In England werden Massentests durchgeführt, um die Ausbreitung der südafrikanischen Corona-Variante zu verhindern. Die englische Variante mutiert und wird eventuell gefährlicher.
Ein großer Parkplatz in Woking, südöstlich von London. Einsatzkräfte schwärmen aus. Alle Personen über 16 in der Gegend sollen getestet werden. Sie klingeln an Haustüren, verteilen Schnelltests, die sie am Mittag wieder einsammeln.
80.000 Menschen in neun Regionen, vor allem im Süden Englands, sollen auf die südafrikanische Variante des Coronavirus getestet werden. Nachdem diese dort nachgewiesen wurde, ohne dass sich eine direkte Verbindung zu einer Reise oder Personen aus Südafrika, dem Land in dem B.1.351 erstmals entdeckt wurde, hätte nachweisen lassen.
Also Neuansteckungen finden, isolieren, die Ausbreitung stoppen - der Einsatzbefehl der Testfußtruppen und in den mobilen Testzentren ist klar. Nur jetzt kann es noch gelingen, die Variante einzudämmen. Taucht B.1.351 an noch mehr Orten auf, kann man eine weitere Verbreitung kaum noch aufhalten.
Ansteckender, tödlicher, resistenter?
Bei der südafrikanischen wie bei jeder Corona-Variante stellen sich drei Fragen, was die Wirkung auf das Infektionsgeschehen betrifft: Ist sie ansteckender, tödlicher - und wie wirksam sind die Impfstoffe? Nachdem B.1.1.7, die Variante, die erstmals im südenglischen Kent entdeckt wurde, sich als ansteckender erwiesen hat und Großbritannien im Januar den schlimmsten Monat der Pandemie beschert hat, ist man gewarnt.
Vor allem, da bisherige Studien zur südafrikanischen Variante nahelegen, dass sie die Wirksamkeit von Impfstoffen deutlich senken kann. "Wir haben klare Hinweise, dass die südafrikanische Variante die Wirksamkeit, je nach Impfstoff mal mehr, mal weniger, verringert. Aber bei Weitem nicht vollständig. Der Schutz ist immer noch hoch", beruhigt Professor Nick Loman, Immunologe an der Universität Birmingham.
"Besorgniserregend, aber nicht unerwartet"
Doch selbst wenn sich die südafrikanische Variante eindämmen lässt: In elf Proben von Erkrankten haben britische Forscher etwas nachgewiesen, was lange befürchtet wurde. Die Mutation mit dem Namen E484K, die auch in der südafrikanischen Variante zu finden ist und als die Veränderung identifiziert ist, die Impfstoffe weniger wirksam zu machen scheint, hat sich auch bei B.1.1.7 entwickelt.

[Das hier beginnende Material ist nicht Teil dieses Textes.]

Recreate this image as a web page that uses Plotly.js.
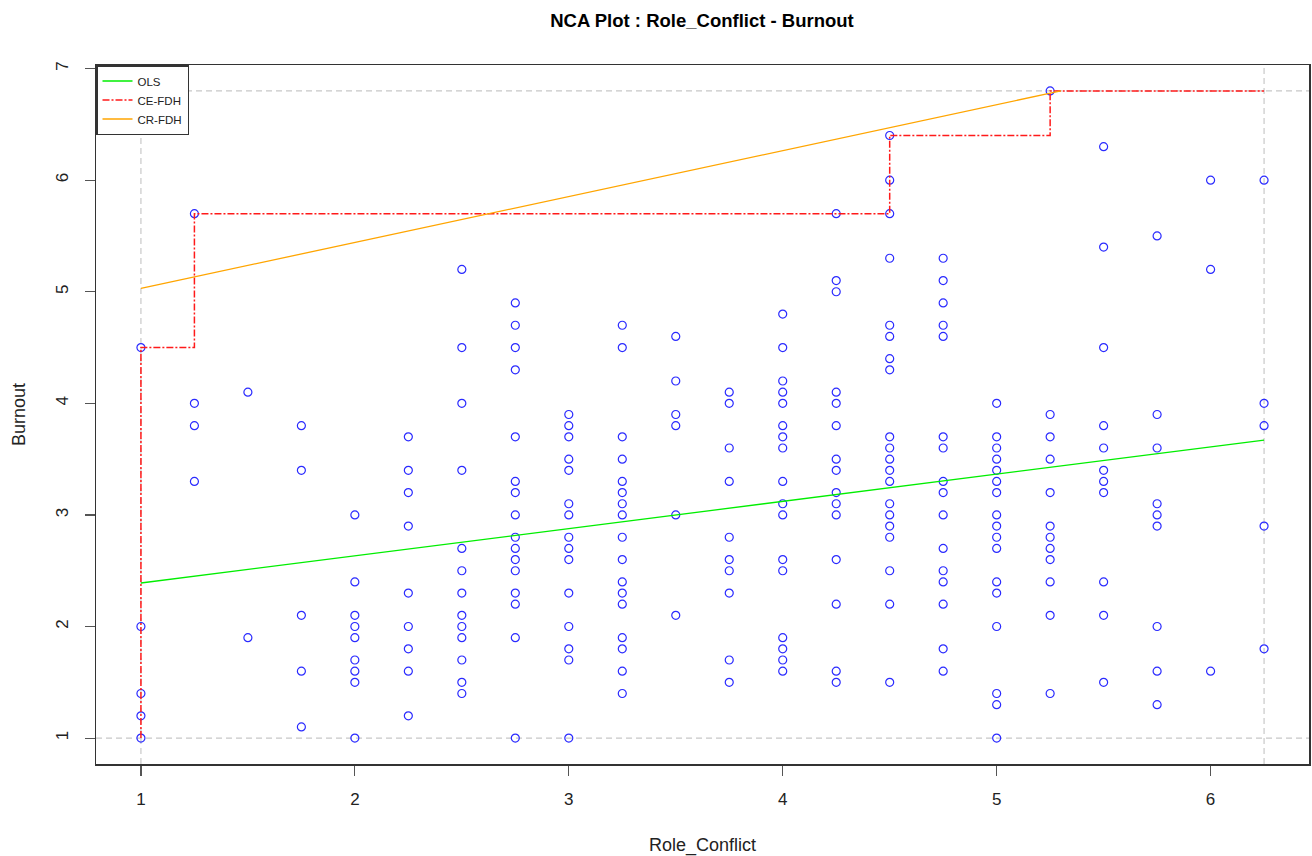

"Es ist eine Kombination der Eigenschaften deutlich ansteckender und potenziell weniger empfindlich auf Impfstoffe reagierender in einer Variante", erklärt Professor Paul Hunter, Mikrobiologe an der Universität East Anglia. "Besorgniserregend, aber nicht unerwartet."
2021, das Jahr der Varianten
Tests laufen, um herauszufinden, wie sich E484K verhält. "Diese Mutation ist jetzt in mehreren Varianten aufgetreten, die sich unabhängig voneinander entwickelt haben", so der Immunologe Professor Ravi Gupta von der Universität Cambridge. "Das Positive ist, dass sich das Virus auf ähnlichen Wegen weiterentwickelt, was erleichtern dürfte, die Impfstoffe anzupassen und weiterzuentwickeln."
Auch deshalb geben sich die Hersteller optimistisch, dass sie ihre Produkte schnell anpassen können. Doch was an diesem einen Tag in der Pandemie in England zu sehen war, könnte ein Vorgeschmack sein. "2021 wird das Jahr der Varianten, keine Frage", so Devi Sridhar, Professorin für öffentliche Gesundheit an der Universität Edinburgh.
In den Analysen der Forscher sind viele unangenehme Botschaften verpackt. Je weniger Corona-Fälle, desto weniger Möglichkeit zur Mutation. Also weiter so viele Beschränkungen wie möglich. Schmelztiegel, in der viele Varianten aufeinandertreffen, gilt es zu vermeiden. Reisefreiheit ist nicht das Gebot der Stunde. Und der Weg aus der Pandemie ist gepflastert mit Stolpersteinen.